J.B. Aspinall's novel Sycorax (2006) places the origin of the story with a 14th-century peasant woman from Yorkshire. The Indian poet Suniti Namjoshi in Sycorax: New Fables and Poems imagines Sycorax returning to the island after Prospero and the others have left (including Caliban). Namjoshi has stated, "The Sycorax in my poem is still alive... She is still defiant, still fierce, but she is old and knows that death is no longer so far away that it need not be thought of... I wanted to follow Sycorax, keep her company, as it were, up to the final moment".

Sycorax is also revived in the "Baroque pastiche" opera The Enchanted Island, devised by Jeremy Sams, in the first production of which she was played by Joyce DiDonato.
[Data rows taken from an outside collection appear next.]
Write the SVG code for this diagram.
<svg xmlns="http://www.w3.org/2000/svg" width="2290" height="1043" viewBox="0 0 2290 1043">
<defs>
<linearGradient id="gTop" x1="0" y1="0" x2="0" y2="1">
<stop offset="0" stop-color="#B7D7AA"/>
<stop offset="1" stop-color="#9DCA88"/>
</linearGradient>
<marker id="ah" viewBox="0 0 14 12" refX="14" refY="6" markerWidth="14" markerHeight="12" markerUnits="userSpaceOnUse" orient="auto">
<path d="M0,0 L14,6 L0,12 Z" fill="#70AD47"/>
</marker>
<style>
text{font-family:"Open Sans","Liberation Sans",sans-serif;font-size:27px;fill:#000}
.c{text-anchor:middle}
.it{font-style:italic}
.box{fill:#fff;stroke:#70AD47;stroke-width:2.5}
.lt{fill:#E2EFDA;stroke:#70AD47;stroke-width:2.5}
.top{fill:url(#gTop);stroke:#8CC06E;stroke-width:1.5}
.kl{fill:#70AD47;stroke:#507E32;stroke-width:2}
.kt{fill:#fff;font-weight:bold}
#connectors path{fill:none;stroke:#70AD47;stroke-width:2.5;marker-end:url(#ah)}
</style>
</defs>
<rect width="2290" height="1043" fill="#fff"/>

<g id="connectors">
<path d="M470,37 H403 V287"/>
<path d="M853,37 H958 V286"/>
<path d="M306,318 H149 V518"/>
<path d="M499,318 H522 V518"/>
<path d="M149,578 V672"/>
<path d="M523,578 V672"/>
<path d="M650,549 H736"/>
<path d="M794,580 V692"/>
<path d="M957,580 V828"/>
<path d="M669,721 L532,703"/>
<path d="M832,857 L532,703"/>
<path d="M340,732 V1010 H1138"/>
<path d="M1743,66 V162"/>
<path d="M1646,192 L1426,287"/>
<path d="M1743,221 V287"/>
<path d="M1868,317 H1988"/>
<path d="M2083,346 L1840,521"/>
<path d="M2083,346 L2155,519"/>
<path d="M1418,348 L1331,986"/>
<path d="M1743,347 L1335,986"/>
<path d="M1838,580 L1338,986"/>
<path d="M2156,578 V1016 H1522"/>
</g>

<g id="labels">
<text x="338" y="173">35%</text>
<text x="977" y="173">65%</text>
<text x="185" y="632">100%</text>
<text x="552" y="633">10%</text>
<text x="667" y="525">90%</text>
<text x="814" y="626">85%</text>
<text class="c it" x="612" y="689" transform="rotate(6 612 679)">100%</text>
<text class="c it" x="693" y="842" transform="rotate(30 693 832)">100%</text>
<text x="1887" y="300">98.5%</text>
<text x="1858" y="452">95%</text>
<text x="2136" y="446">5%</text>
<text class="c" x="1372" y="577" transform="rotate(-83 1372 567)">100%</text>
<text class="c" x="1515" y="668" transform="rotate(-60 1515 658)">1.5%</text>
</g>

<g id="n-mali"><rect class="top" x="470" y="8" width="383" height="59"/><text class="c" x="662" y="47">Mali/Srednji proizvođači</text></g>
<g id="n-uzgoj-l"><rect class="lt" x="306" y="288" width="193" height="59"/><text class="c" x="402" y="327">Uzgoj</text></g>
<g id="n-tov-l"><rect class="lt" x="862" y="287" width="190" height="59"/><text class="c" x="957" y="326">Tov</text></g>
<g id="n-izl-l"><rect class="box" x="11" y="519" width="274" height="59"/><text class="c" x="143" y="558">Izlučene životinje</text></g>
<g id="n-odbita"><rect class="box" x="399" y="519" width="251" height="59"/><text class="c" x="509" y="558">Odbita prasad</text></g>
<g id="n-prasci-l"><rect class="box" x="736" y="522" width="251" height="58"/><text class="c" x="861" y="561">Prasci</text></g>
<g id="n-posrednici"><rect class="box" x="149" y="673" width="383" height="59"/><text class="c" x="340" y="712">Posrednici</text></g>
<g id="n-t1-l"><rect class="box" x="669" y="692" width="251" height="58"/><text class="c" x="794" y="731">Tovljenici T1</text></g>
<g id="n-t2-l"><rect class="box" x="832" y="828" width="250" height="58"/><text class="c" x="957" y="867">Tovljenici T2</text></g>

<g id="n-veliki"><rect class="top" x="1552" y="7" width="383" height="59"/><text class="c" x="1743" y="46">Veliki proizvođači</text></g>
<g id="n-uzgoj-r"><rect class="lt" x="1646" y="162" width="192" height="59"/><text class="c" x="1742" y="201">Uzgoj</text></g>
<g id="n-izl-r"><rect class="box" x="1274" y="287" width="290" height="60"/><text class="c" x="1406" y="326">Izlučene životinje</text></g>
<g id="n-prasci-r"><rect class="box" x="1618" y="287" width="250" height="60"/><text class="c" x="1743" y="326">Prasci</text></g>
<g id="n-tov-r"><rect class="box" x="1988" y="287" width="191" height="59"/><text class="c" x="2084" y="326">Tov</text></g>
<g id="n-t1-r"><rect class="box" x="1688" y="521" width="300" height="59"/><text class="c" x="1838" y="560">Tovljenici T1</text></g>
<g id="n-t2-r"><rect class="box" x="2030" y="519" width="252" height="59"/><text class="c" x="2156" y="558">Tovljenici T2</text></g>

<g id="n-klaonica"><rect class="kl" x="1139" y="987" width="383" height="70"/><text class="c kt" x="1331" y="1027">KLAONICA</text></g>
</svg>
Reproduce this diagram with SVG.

A witch named Sycorax appears in the opera Faust by Louis Spohr.

Nydia Hetherington's novel Sycorax (Quercus, 2025) imagines the life of the character before the events recounted by Shakespeare.

==Other uses of Sycorax==
===Sycorax in music===
The Decemberists' 2006 album The Crane Wife features the song "The Island/Come and See" which references Sycorax in the line "its contents watched by Sycorax / and Patagon in parallax".

===Sycorax in astronomy===
The name Sycorax is the name given to one of the satellites of Uranus.

===Sycorax in Science Fiction===
The Sycorax are a villainous race of piratical scavengers in Doctor Who. They make their first appearance in The Christmas Invasion.

===Sycorax in Theatre===
Makram Ayache’s Dora Award–winning play A Witch in Algiers reimagines Shakespeare’s The Tempest through the perspective of Sycorax, the exiled Algerian woman only mentioned from the original text. Set against colonial violence and spiritual inheritance, the play reframes magic as survival and resistance, interrogating power, exile, and whose stories are allowed to endure.